--- SUPPLIED DATA ---

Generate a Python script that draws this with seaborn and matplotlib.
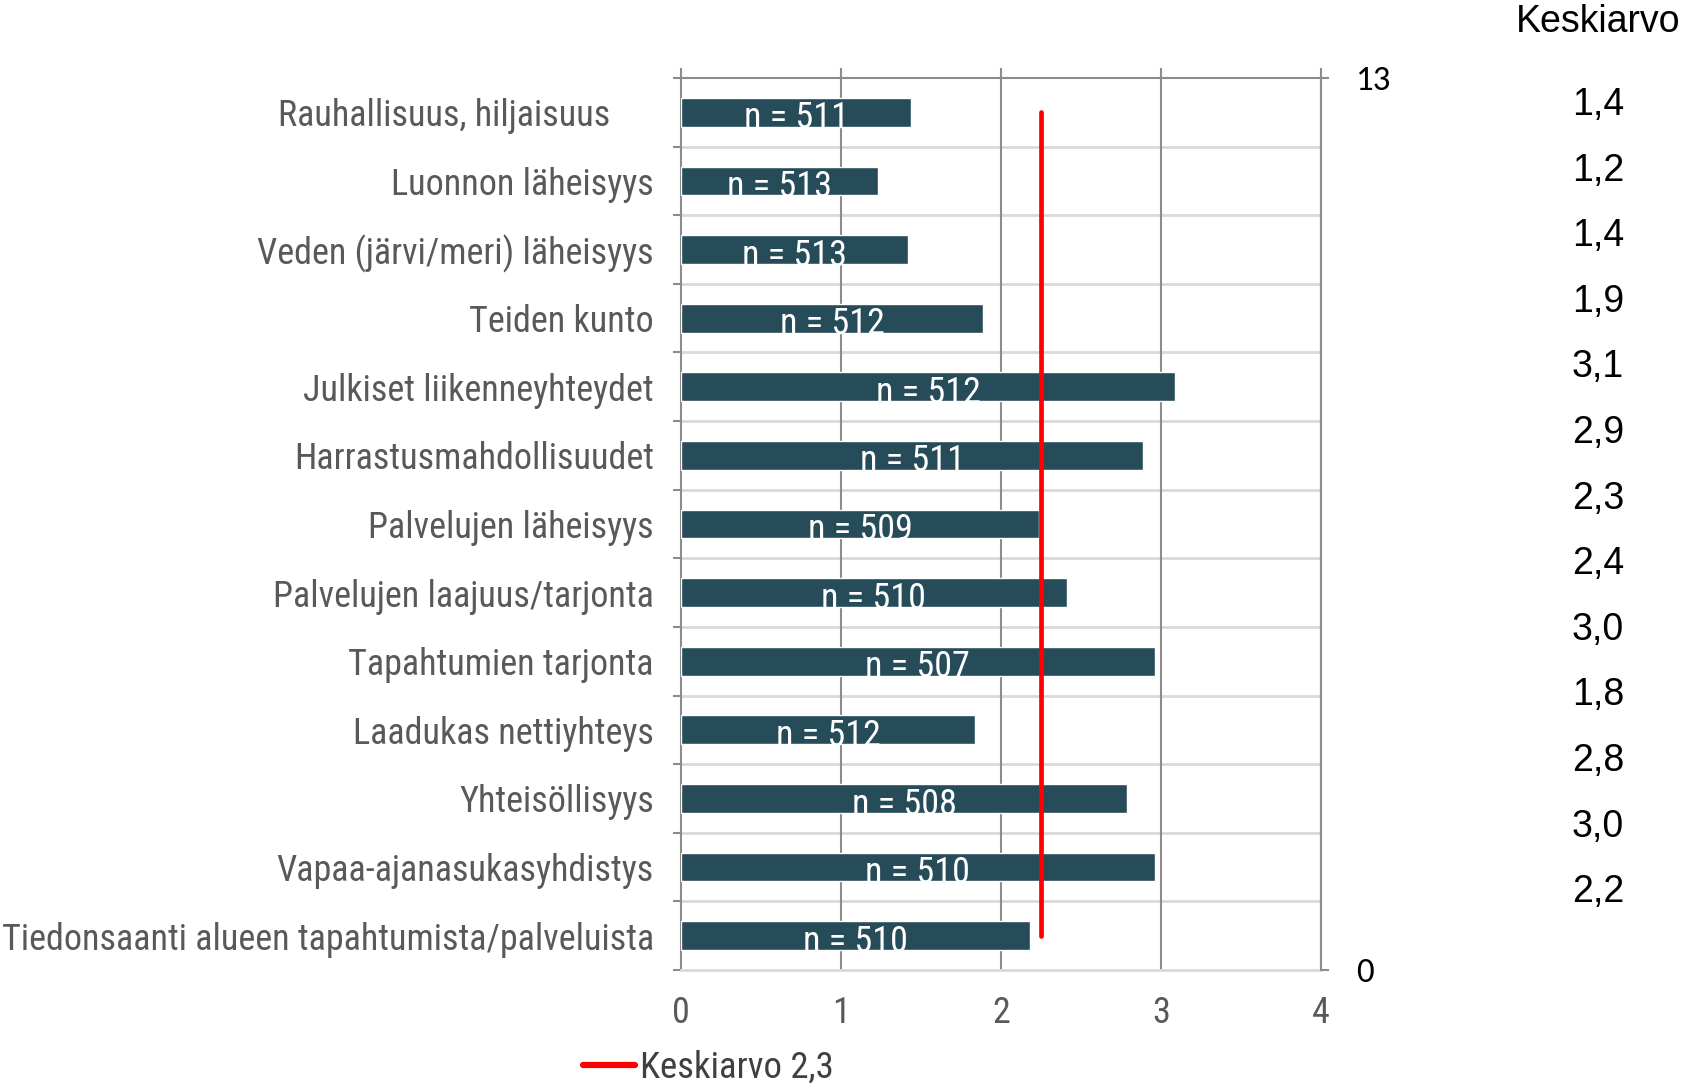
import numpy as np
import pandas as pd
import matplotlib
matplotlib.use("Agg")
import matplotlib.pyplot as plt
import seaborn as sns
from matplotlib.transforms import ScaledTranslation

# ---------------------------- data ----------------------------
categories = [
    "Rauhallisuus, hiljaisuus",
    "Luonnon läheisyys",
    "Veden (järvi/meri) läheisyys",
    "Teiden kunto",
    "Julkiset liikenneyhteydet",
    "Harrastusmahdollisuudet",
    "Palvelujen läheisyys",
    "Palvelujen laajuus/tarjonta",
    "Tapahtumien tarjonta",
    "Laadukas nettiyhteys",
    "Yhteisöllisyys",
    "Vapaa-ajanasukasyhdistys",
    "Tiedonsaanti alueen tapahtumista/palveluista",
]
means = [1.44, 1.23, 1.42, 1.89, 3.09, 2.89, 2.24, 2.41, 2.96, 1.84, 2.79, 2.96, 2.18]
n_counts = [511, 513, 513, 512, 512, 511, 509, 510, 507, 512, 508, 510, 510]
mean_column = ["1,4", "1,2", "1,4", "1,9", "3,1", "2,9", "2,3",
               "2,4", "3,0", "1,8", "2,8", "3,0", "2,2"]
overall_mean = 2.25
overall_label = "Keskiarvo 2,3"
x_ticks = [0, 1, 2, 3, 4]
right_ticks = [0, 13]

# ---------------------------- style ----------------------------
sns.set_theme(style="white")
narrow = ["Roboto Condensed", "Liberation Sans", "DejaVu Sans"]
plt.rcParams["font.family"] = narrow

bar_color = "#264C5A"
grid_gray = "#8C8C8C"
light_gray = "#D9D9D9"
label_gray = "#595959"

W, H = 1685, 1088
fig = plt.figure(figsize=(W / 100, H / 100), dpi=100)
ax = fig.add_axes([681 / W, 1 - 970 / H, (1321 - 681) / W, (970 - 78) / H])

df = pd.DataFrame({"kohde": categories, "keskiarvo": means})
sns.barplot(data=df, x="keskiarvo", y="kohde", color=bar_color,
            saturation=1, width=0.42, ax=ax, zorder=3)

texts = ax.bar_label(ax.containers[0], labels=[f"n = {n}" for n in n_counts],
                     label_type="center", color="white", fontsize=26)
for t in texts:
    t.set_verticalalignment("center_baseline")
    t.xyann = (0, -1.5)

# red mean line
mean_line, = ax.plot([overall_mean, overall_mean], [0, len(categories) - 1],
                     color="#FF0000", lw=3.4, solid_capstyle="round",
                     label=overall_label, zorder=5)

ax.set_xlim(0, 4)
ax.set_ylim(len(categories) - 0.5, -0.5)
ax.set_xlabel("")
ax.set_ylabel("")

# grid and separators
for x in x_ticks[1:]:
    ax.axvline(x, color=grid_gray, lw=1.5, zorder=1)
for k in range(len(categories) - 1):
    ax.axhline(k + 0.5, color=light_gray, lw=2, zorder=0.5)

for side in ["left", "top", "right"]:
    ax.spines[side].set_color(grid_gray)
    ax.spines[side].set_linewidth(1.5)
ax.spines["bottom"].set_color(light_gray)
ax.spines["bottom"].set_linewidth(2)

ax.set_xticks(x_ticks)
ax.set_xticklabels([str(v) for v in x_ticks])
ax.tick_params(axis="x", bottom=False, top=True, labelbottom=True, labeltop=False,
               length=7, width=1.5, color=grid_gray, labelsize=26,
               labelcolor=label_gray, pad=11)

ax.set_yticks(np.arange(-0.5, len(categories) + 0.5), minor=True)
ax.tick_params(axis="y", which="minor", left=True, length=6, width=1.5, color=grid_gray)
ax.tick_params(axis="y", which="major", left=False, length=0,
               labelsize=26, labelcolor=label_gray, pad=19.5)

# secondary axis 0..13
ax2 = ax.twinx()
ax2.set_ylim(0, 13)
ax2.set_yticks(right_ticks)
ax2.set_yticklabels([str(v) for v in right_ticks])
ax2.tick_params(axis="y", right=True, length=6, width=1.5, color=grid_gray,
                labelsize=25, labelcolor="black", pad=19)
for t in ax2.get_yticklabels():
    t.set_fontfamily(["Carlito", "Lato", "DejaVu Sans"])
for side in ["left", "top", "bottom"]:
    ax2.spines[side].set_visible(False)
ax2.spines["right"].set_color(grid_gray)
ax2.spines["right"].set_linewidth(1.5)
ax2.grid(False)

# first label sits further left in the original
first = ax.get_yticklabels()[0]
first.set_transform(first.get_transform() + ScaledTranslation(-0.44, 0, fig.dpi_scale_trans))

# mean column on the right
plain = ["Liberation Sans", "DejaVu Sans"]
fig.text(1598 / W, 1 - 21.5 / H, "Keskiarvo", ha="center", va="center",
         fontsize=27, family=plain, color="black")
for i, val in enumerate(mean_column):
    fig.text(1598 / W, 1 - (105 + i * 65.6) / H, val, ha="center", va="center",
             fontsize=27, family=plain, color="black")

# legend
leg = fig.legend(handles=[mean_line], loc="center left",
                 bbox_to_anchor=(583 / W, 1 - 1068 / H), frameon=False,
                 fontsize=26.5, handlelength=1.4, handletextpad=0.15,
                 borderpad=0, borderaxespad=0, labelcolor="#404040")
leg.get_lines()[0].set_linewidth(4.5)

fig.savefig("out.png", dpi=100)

---

■ **INSTRUCTIONS FOR THE TASK**
Restate the data above word for word. Skip every picture.

■ **THE SOLUTION**
Generate a Python script that draws this with seaborn and matplotlib.
import numpy as np
import pandas as pd
import matplotlib
matplotlib.use("Agg")
import matplotlib.pyplot as plt
import seaborn as sns
from matplotlib.transforms import ScaledTranslation

# ---------------------------- data ----------------------------
categories = [
    "Rauhallisuus, hiljaisuus",
    "Luonnon läheisyys",
    "Veden (järvi/meri) läheisyys",
    "Teiden kunto",
    "Julkiset liikenneyhteydet",
    "Harrastusmahdollisuudet",
    "Palvelujen läheisyys",
    "Palvelujen laajuus/tarjonta",
    "Tapahtumien tarjonta",
    "Laadukas nettiyhteys",
    "Yhteisöllisyys",
    "Vapaa-ajanasukasyhdistys",
    "Tiedonsaanti alueen tapahtumista/palveluista",
]
means = [1.44, 1.23, 1.42, 1.89, 3.09, 2.89, 2.24, 2.41, 2.96, 1.84, 2.79, 2.96, 2.18]
n_counts = [511, 513, 513, 512, 512, 511, 509, 510, 507, 512, 508, 510, 510]
mean_column = ["1,4", "1,2", "1,4", "1,9", "3,1", "2,9", "2,3",
               "2,4", "3,0", "1,8", "2,8", "3,0", "2,2"]
overall_mean = 2.25
overall_label = "Keskiarvo 2,3"
x_ticks = [0, 1, 2, 3, 4]
right_ticks = [0, 13]

# ---------------------------- style ----------------------------
sns.set_theme(style="white")
narrow = ["Roboto Condensed", "Liberation Sans", "DejaVu Sans"]
plt.rcParams["font.family"] = narrow

bar_color = "#264C5A"
grid_gray = "#8C8C8C"
light_gray = "#D9D9D9"
label_gray = "#595959"

W, H = 1685, 1088
fig = plt.figure(figsize=(W / 100, H / 100), dpi=100)
ax = fig.add_axes([681 / W, 1 - 970 / H, (1321 - 681) / W, (970 - 78) / H])

df = pd.DataFrame({"kohde": categories, "keskiarvo": means})
sns.barplot(data=df, x="keskiarvo", y="kohde", color=bar_color,
            saturation=1, width=0.42, ax=ax, zorder=3)

texts = ax.bar_label(ax.containers[0], labels=[f"n = {n}" for n in n_counts],
                     label_type="center", color="white", fontsize=26)
for t in texts:
    t.set_verticalalignment("center_baseline")
    t.xyann = (0, -1.5)

# red mean line
mean_line, = ax.plot([overall_mean, overall_mean], [0, len(categories) - 1],
                     color="#FF0000", lw=3.4, solid_capstyle="round",
                     label=overall_label, zorder=5)

ax.set_xlim(0, 4)
ax.set_ylim(len(categories) - 0.5, -0.5)
ax.set_xlabel("")
ax.set_ylabel("")

# grid and separators
for x in x_ticks[1:]:
    ax.axvline(x, color=grid_gray, lw=1.5, zorder=1)
for k in range(len(categories) - 1):
    ax.axhline(k + 0.5, color=light_gray, lw=2, zorder=0.5)

for side in ["left", "top", "right"]:
    ax.spines[side].set_color(grid_gray)
    ax.spines[side].set_linewidth(1.5)
ax.spines["bottom"].set_color(light_gray)
ax.spines["bottom"].set_linewidth(2)

ax.set_xticks(x_ticks)
ax.set_xticklabels([str(v) for v in x_ticks])
ax.tick_params(axis="x", bottom=False, top=True, labelbottom=True, labeltop=False,
               length=7, width=1.5, color=grid_gray, labelsize=26,
               labelcolor=label_gray, pad=11)

ax.set_yticks(np.arange(-0.5, len(categories) + 0.5), minor=True)
ax.tick_params(axis="y", which="minor", left=True, length=6, width=1.5, color=grid_gray)
ax.tick_params(axis="y", which="major", left=False, length=0,
               labelsize=26, labelcolor=label_gray, pad=19.5)

# secondary axis 0..13
ax2 = ax.twinx()
ax2.set_ylim(0, 13)
ax2.set_yticks(right_ticks)
ax2.set_yticklabels([str(v) for v in right_ticks])
ax2.tick_params(axis="y", right=True, length=6, width=1.5, color=grid_gray,
                labelsize=25, labelcolor="black", pad=19)
for t in ax2.get_yticklabels():
    t.set_fontfamily(["Carlito", "Lato", "DejaVu Sans"])
for side in ["left", "top", "bottom"]:
    ax2.spines[side].set_visible(False)
ax2.spines["right"].set_color(grid_gray)
ax2.spines["right"].set_linewidth(1.5)
ax2.grid(False)

# first label sits further left in the original
first = ax.get_yticklabels()[0]
first.set_transform(first.get_transform() + ScaledTranslation(-0.44, 0, fig.dpi_scale_trans))

# mean column on the right
plain = ["Liberation Sans", "DejaVu Sans"]
fig.text(1598 / W, 1 - 21.5 / H, "Keskiarvo", ha="center", va="center",
         fontsize=27, family=plain, color="black")
for i, val in enumerate(mean_column):
    fig.text(1598 / W, 1 - (105 + i * 65.6) / H, val, ha="center", va="center",
             fontsize=27, family=plain, color="black")

# legend
leg = fig.legend(handles=[mean_line], loc="center left",
                 bbox_to_anchor=(583 / W, 1 - 1068 / H), frameon=False,
                 fontsize=26.5, handlelength=1.4, handletextpad=0.15,
                 borderpad=0, borderaxespad=0, labelcolor="#404040")
leg.get_lines()[0].set_linewidth(4.5)

fig.savefig("out.png", dpi=100)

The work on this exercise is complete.